Abstract

Judging by the title, we are dealing with an account of astronomical observations, of star positions in particular, completed over three days and three nights in October 1706. These observations did not result in any major breakthroughs in the history of astronomy, so why should we read 800 pages in three volumes about them? These initial doubts are entirely alleviated while reading Ole Rømer’s Triduum. The book offers far more than its title promises, with regard to both historical and astronomical content, and represents a superb editorial project.
Ole Rømer (1644–1710) earned his place in the history of science due to his discovery of the finite velocity of light. This discovery resulted from the period of several years which he spent at the Paris Observatory. In 1681 Rømer returned to Denmark and in 1685 he became the director of the Copenhagen Observatory. In 1704 he built a small private observatory outside Copenhagen, the Observatorium Tusculanum, equipped according to his own innovative ideas. In both the Copenhagen and Tusculan observatories Rømer accumulated a vast store of astronomical observations. Almost all of them, together with Rømer’s meridian circle, perished in the 1728 Copenhagen fire. The manuscript of Triduum Römeri 1706 was more lucky as it did not share the fate of other Rømer’s observations, but also went through two editions in 1735 and in 1741, and now a third which is being presently reviewed.
Rømer’s Triduum would attract the attention of the successive generations of astronomers when the methods for reduction of observations were developed, taking into account individual sources of error, including instrumental errors. Rømer was ahead of his time in this respect and the Triduum observations were first to expose the great potential of meridian circles in positional astronomy, although it would take several dozen years before the next meridian circles were constructed. The key role in making Triduum observations available, as well as introducing Rømer’s instruments and ideas, was played by Peder Horrebow (1679–1764), a pupil of Rømer’s, in 1714 appointed professor of astronomy and director of the Copenhagen Observatory. Horrebow spent most of his scientific career in the continuation and preservation of Rømer’s work. The result of these efforts was the publication in 1735 his Basis Astronomiae sive Astronomiae pars mechanica, and in the years 1740–1741 the three volumes of Opera Mathematico-Physica, as well as Audytum Astronomiae left in manuscript.
The Triduum observations of stars and planets were treated by Rømer himself, even though his method is known only from the reconstruction done by Horrebow. Furthermore, Horrebow attempted the reduction of the Triduum observations in his Audytum, but his results were never published. In the years 1756–1760 Tobias Mayer (1723–1762) in Göttingen also sought to decompose the instrumental errors of Rømer’s observations. He established a mathematical expression for the correction to be added to the observed transit times due to the instrumental errors, today known as Mayer’s formula. However, as proven by the authors of the publication under review, this formula was already known to Rømer and Horrebow, but not published. An extensive analysis of the Triduum observations was conducted by Johann Gotfried Galle (1812–1910) in his doctoral dissertation as of 1845. A modern reduction of the Triduum observations is included in the work under review. I recommend this fragment to anybody wishing to know how to perform such calculations; the problem is presented in a manner which is reader-friendly and complies with relevant standards.

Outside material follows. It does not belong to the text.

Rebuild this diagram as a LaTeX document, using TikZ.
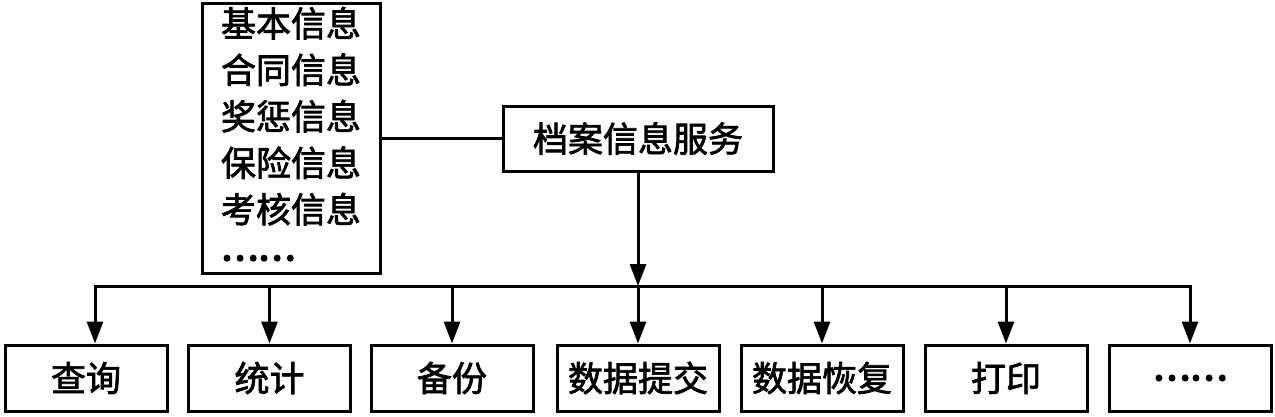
\documentclass[tikz,border=0pt]{standalone}
\usepackage{fontspec}
\newfontfamily\cjk{Noto Sans CJK SC}[FakeBold=2]
\newfontfamily\cjkdots{Noto Sans CJK SC}[FakeBold=6]
\newcommand{\mydots}{\smash{\raisebox{9pt}{\cjkdots ……}}}
\usetikzlibrary{arrows.meta}
\begin{document}
\begin{tikzpicture}[x=1pt,y=-1pt, line width=3pt,
  box/.style={draw, line width=3pt, minimum width=162pt, minimum height=66pt, inner sep=0pt,
    font=\cjk\fontsize{35}{42}\selectfont},
  arr/.style={-{Triangle[length=22pt,width=16pt]}}]
\useasboundingbox (0,0) rectangle (1275,416);
% top
\node[draw, line width=3pt, minimum width=178pt, minimum height=270pt, inner xsep=19pt, inner ysep=0pt,
  text width=140pt, align=left, font=\cjk\fontsize{35}{46.5}\selectfont] (info) at (291,138)
  {基本信息\\合同信息\\奖惩信息\\保险信息\\考核信息\\\mydots};
\node[box, minimum width=270pt, minimum height=65pt] (svc) at (638,138.5) {档案信息服务};
% bottom
\node[box] (b1) at (86,378) {查询};
\node[box] (b2) at (269.5,378) {统计};
\node[box] (b3) at (452,378) {备份};
\node[box] (b4) at (638,378) {数据提交};
\node[box] (b5) at (822,378) {数据恢复};
\node[box] (b6) at (1006,378) {打印};
\node[box] (b7) at (1190,378) {\cjkdots ……};
\coordinate (bl) at (95,286);
\coordinate (br) at (1190,286);
% connectors
\draw (info.east |- svc.west) -- (svc.west);
\draw[arr] (svc.south) -- (svc.south |- bl);
\draw[line cap=rect] (bl) -- (br);
\draw[arr] (bl) -- (bl |- b1.north);
\foreach \n in {b2,b3,b4,b5,b6,b7}{
  \draw[arr] (\n.north |- bl) -- (\n.north);
}
\end{tikzpicture}
\end{document}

This edition includes three volumes. The first, “An introduction to the observations and a modern analysis,” focuses on the Triduum observations and presents the data of both Rømer and Horrebow, as well as a description of the Tusculan Observatory. Volume I has also 11 appendices: extracts of Rømer’s correspondence with Gottfried Wilhelm Leibniz devoted to the Tusculan Observatory and Rømer’s ideas for a meridian circle; Rømer’s discussion of the reduction of the right ascensions; Rømer’s recommendation of Horrebow for a degree in theology; an inventory of the instruments and machines remaining at the time of Rømer’s death; a short description of the meridian instrument from De instrumentis astronomicis (1713) by Joachim Frederik Rasmus, one of Rømer’s students; a letter from Horrebow to Johannes Lulofs from 1741 explaining some details about the Tusculan Observatory; an anonymous report on a visit to the Tusculan Observatory in c.1765; a laudatory poem to Horrebow by Niels Krogh (1721); extracts from Horrebow’s unpublished Adytum Astronomiae translated into English; detailed reduction of the Triduum observations; and a selection of five copperplates from Basis Astronomiae. Volume II reprints Horrebow’s Basis Astronomiae together with an English translation and some historical background. Volume III reproduces the Triduum manuscript, preserved in Royal Danish Library, together with a transcription and translation of the Latin notes. All three volumes are richly illustrated; the illustrations are reproduced according to the highest printing standards.
This interesting and beautiful book suffers from one deficiency; it lacks indices which would surely make life easier not only for the reviewer.